Henry Meléndez

Personal information
- Full name: Henry Antonio Meléndez Sánchez
- Date of birth: 2 July 1984 (age 42)
- Place of birth: Caracas, Venezuela
- Position: Left back

Senior career*
- Years: Team / Apps / (Gls)
- Deportivo Gulima

Managerial career
- Deportivo Gulima (youth)
- 2013–2014: Deportivo La Guaira (youth)
- 2015–2016: Atlético Venezuela (youth)
- 2016: Deportivo Petare (assistant)
- 2017–2018: Atlético Venezuela (youth)
- 2019: Caracas B
- 2019–2020: Atlético Venezuela
- 2021–2022: Zulia
- 2022: Caracas
- 2023–2024: Caracas U21
- 2024: Caracas
- 2024–2026: Caracas U21
- 2026: Caracas (interim)
- 2026: Caracas

= Henry Meléndez =

Venezuelan football manager

Henry Antonio Meléndez Sánchez (born 2 July 1984) is a Venezuelan football manager.

==Career==
Born in Caracas, Meléndez started his career with Deportivo Gulima, a club focused on youth development, and worked for the side for ten years. He then was in charge of Deportivo La Guaira and Atlético Venezuela's youth categories before being named assistant manager of Enrique García at Deportivo Petare in 2016.
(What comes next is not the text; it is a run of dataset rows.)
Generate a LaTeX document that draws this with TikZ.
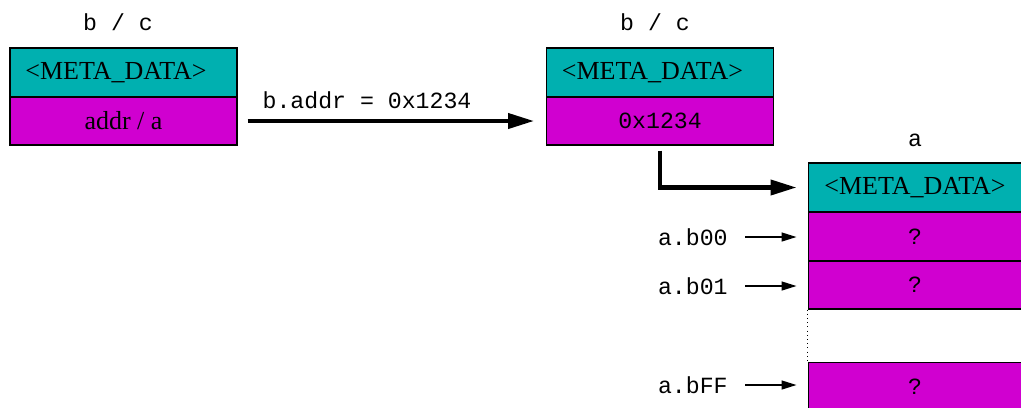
\documentclass[tikz,border=0pt]{standalone}
\usepackage{fontspec}
\setmainfont{Liberation Serif}
\setmonofont{Liberation Mono}
\usetikzlibrary{arrows.meta}
\definecolor{metacyan}{RGB}{0,176,176}
\definecolor{datamag}{RGB}{208,0,208}
\begin{document}
\begin{tikzpicture}[
  x=0.02cm, y=-0.02cm,
  every node/.style={font=\fontsize{14.8}{17}\selectfont},
  meta/.style={draw, line width=0.6pt, fill=metacyan, minimum width=4.54cm, minimum height=0.98cm, inner sep=0},
  cell/.style={draw, line width=0.6pt, fill=datamag, minimum width=4.54cm, minimum height=0.96cm, inner sep=0},
  mono/.style={font=\ttfamily\fontsize{13.2}{16}\selectfont},
  bigarrow/.style={line width=2.3pt, -{Triangle[length=0.52cm, width=0.3cm]}},
  smallarrow/.style={line width=0.8pt, -{Triangle[length=0.3cm, width=0.18cm]}}
]
\clip (0,0) rectangle (1021,407);

% b / c before
\node[mono] (bctitle) at (118,22) {b / c};
\node[meta] (bcmeta) at (123.5,72.5) {\hspace*{-0.3cm}<META\_DATA>};
\node[cell] (bcaddr) at (123.5,121) {addr / a};

% b / c after
\node[mono] (bctitle2) at (655,22) {b / c};
\node[meta] (bcmeta2) at (660,72.5) {\hspace*{-0.3cm}<META\_DATA>};
\node[cell, mono] (bcaddr2) at (660,121) {0x1234};

% a
\node[mono] (atitle) at (915,140) {a};
\node[meta, minimum width=4.28cm] (ameta) at (915,187.5) {<META\_DATA>};
\node[cell, mono, minimum width=4.28cm] (ab00) at (915,236.5) {?};
\node[cell, mono, minimum width=4.28cm] (ab01) at (915,285) {?};
\node[cell, mono, minimum width=4.28cm] (abFF) at (915,386.5) {?};
\draw[dotted] (ab01.south west) -- (abFF.north west);

% arrows
\node[mono] (assign) at (367,100) {b.addr = 0x1234};
\draw[bigarrow, shorten <=0.2cm, shorten >=0.24cm] (bcaddr.east) -- (bcaddr2.west);
\draw[bigarrow, shorten <=0.1cm, shorten >=0.22cm] (bcaddr2.south) |- (ameta.west);

\node[mono, inner sep=0, anchor=east] (lb00) at (728,237) {a.b00};
\node[mono, inner sep=0, anchor=east] (lb01) at (728,286) {a.b01};
\node[mono, inner sep=0, anchor=east] (lbFF) at (728,385) {a.bFF};
\draw[smallarrow, shorten <=0.34cm, shorten >=0.22cm] (lb00.east) -- (lb00.east -| ab00.west);
\draw[smallarrow, shorten <=0.34cm, shorten >=0.22cm] (lb01.east) -- (lb01.east -| ab01.west);
\draw[smallarrow, shorten <=0.34cm, shorten >=0.22cm] (lbFF.east) -- (lbFF.east -| abFF.west);
\end{tikzpicture}
\end{document}
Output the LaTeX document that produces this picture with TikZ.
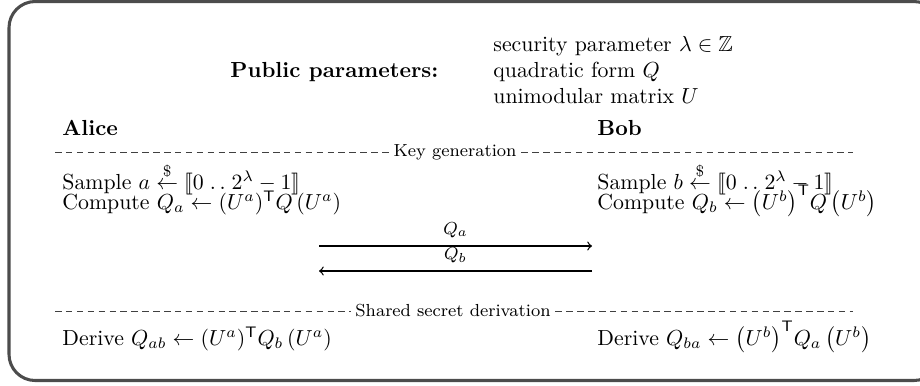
\documentclass[tikz,border=0pt]{standalone}
\usepackage{amsmath,amssymb,stmaryrd}
\begin{document}
\begin{tikzpicture}[x=0.4587pt,y=-0.4587pt,
  txt/.style={anchor=base west,inner sep=0pt},
  phase/.style={font=\footnotesize,inner xsep=2pt,inner ysep=0pt},
  sepline/.style={black!75,dash pattern=on 3pt off 2pt},
  msg/.style={semithick}]
  \useasboundingbox (0,0) rectangle (920,385);
  \draw[line width=1.4pt,black!70,rounded corners=12pt] (9,1.5) rectangle (940,380.5);

  \path
  (55,152) coordinate (L1)
  (853,152) coordinate (R1)
  (55,311) coordinate (L2)
  (853,311) coordinate (R2)
  (319,246) coordinate (A1)
  (592,246) coordinate (B1)
  (319,271) coordinate (A2)
  (592,271) coordinate (B2);

  % public parameters
  \node[txt,font=\bfseries] (pp) at (230,77) {Public parameters:};
  \node[txt] (sp) at (493,51) {security parameter $\lambda\in\mathbb{Z}$};
  \node[txt] (qf) at (493,77) {quadratic form $Q$};
  \node[txt] (um) at (493,103) {unimodular matrix $U$};

  \node[txt,font=\bfseries] (alice) at (62,135) {Alice};
  \node[txt,font=\bfseries] (bob) at (597,135) {Bob};

  \node[phase] (kg) at (455,152) {Key generation};
  \draw[sepline] (L1) -- (kg.west);
  \draw[sepline] (kg.east) -- (R1);

  \node[txt] (sa) at (62,189) {Sample $a\overset{\$}{\leftarrow}\llbracket 0\mathrel{.\,.}2^\lambda-1\rrbracket$};
  \node[txt] (ca) at (62,209) {Compute $Q_a\leftarrow(U^a)^{\mathsf{T}}Q\,(U^a)$};
  \node[txt] (sb) at (597,189) {Sample $b\overset{\$}{\leftarrow}\llbracket 0\mathrel{.\,.}2^\lambda-1\rrbracket$};
  \node[txt] (cb) at (597,209) {Compute $Q_b\leftarrow\bigl(U^b\bigr)^{\mathsf{T}}Q\,\bigl(U^b\bigr)$};

  \draw[msg,->] (A1) -- (B1) node[midway,above,font=\footnotesize] (qa) {$Q_a$};
  \draw[msg,->] (B2) -- (A2) node[midway,above,font=\footnotesize] (qb) {$Q_b$};

  \node[phase] (ss) at (453,311) {Shared secret derivation};
  \draw[sepline] (L2) -- (ss.west);
  \draw[sepline] (ss.east) -- (R2);

  \node[txt] (da) at (62,345) {Derive $Q_{ab}\leftarrow(U^a)^{\mathsf{T}}Q_b\,(U^a)$};
  \node[txt] (db) at (597,345) {Derive $Q_{ba}\leftarrow\bigl(U^b\bigr)^{\mathsf{T}}Q_a\,\bigl(U^b\bigr)$};
\end{tikzpicture}
\end{document}
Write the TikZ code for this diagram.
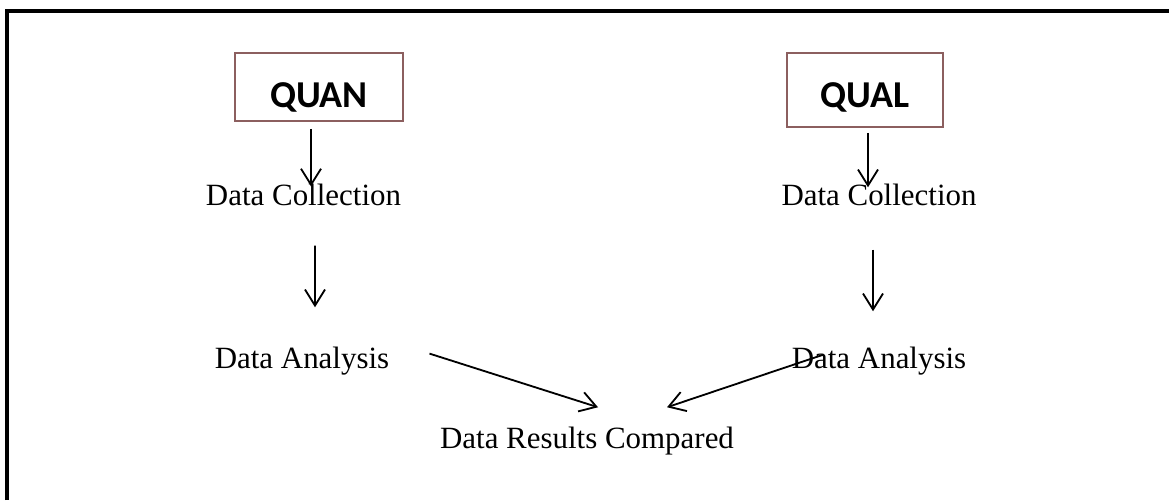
\documentclass[tikz,border=0pt]{standalone}
\usepackage{fontspec}
\setmainfont{Liberation Serif}
\newfontfamily\boxfont{Carlito}
\usetikzlibrary{arrows.meta}

\definecolor{boxred}{RGB}{140,95,95}

\tikzset{
	method/.style={draw=boxred, line width=1.4pt, inner sep=0pt, text depth=0pt,
		font=\boxfont\bfseries\fontsize{27}{32}\selectfont},
	stage/.style={inner sep=0pt, anchor=base, font=\fontsize{22}{26}\selectfont},
	arr/.style={line width=1.3pt, -{Straight Barb[length=0.4cm,width=0.5cm]}}
}

\begin{document}
\begin{tikzpicture}[x=0.025cm,y=-0.025cm]
	\useasboundingbox[fill=white] (0,0) rectangle (1169,500);
	
	% outer frame, only its top and left sides fit on the page
	\draw[line width=2.2pt] (7,500) -- (7,11) -- (1169,11);
	
	% the two strands
	\node[method, minimum width=4.2cm, minimum height=1.7cm, text height=1cm] (quan) at (319,87) {QUAN};
	\node[method, minimum width=3.9cm, minimum height=1.85cm, text height=0.88cm] (qual) at (865,90) {QUAL};
	
	\node[stage] (colLeft) at (303.5,205) {Data Collection};
	\node[stage] (colRight) at (879,205) {Data Collection};
	
	\node[stage] (anaLeft) at (302,368) {Data Analysis};
	\node[stage] (anaRight) at (879,368) {Data Analysis};
	
	\node[stage] (results) at (587,448) {Data Results Compared};
	
	% vertical arrows
	\draw[arr, shorten <=0.175cm, shorten >=-0.08cm] ([shift={(-8,0)}]quan.south) -- ([shift={(-8,0)}]quan.south |- colLeft.north);
	\draw[arr, shorten <=0.125cm, shorten >=-0.1cm] ([shift={(3,0)}]qual.south) -- ([shift={(3,0)}]qual.south |- colRight.north);
	
	\draw[arr] ([shift={(11.5,40)}]colLeft.south) -- ([shift={(13,-39)}]anaLeft.north);
	\draw[arr] ([shift={(-6,44)}]colRight.south) -- ([shift={(-6,-35)}]anaRight.north);
	
	% both analyses meet
	\draw[arr] ([shift={(40,-7)}]anaLeft.east) -- ([shift={(11,-19)}]results.north);
	\draw[arr] ([shift={(32,-6)}]anaRight.west) -- ([shift={(80,-19)}]results.north);
	
\end{tikzpicture}
\end{document}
Meléndez returned to Atlético Venezuela and its youth setup in 2017, remaining for two years before joining Caracas, where he was in charge of the reserve side. On 19 September 2019, he returned to his previous club after being named first team manager, in the place of Jaime de la Pava.

On 31 October 2020, Meléndez left Atlético on a mutual agreement. On 16 August of the following year, he took over Zulia in the place of Frank Flores.

On 15 April 2022, Meléndez was sacked by Zulia. On 21 June, he returned to Caracas after being named youth coordinator, but was named manager on 19 September as Francesco Stifano was sacked.

Meléndez subsequently returned to his previous coordinator role, and later took over the under-21 squad. On 31 March 2024, he replaced Leonardo González at the helm of the first team, but returned to his previous role on 6 July after the appointment of Fernando Aristeguieta.

Again an interim after Aristeguieta resigned in April 2026, Meléndez was confirmed as manager of Caracas on 2 June, but left by mutual consent on 15 August.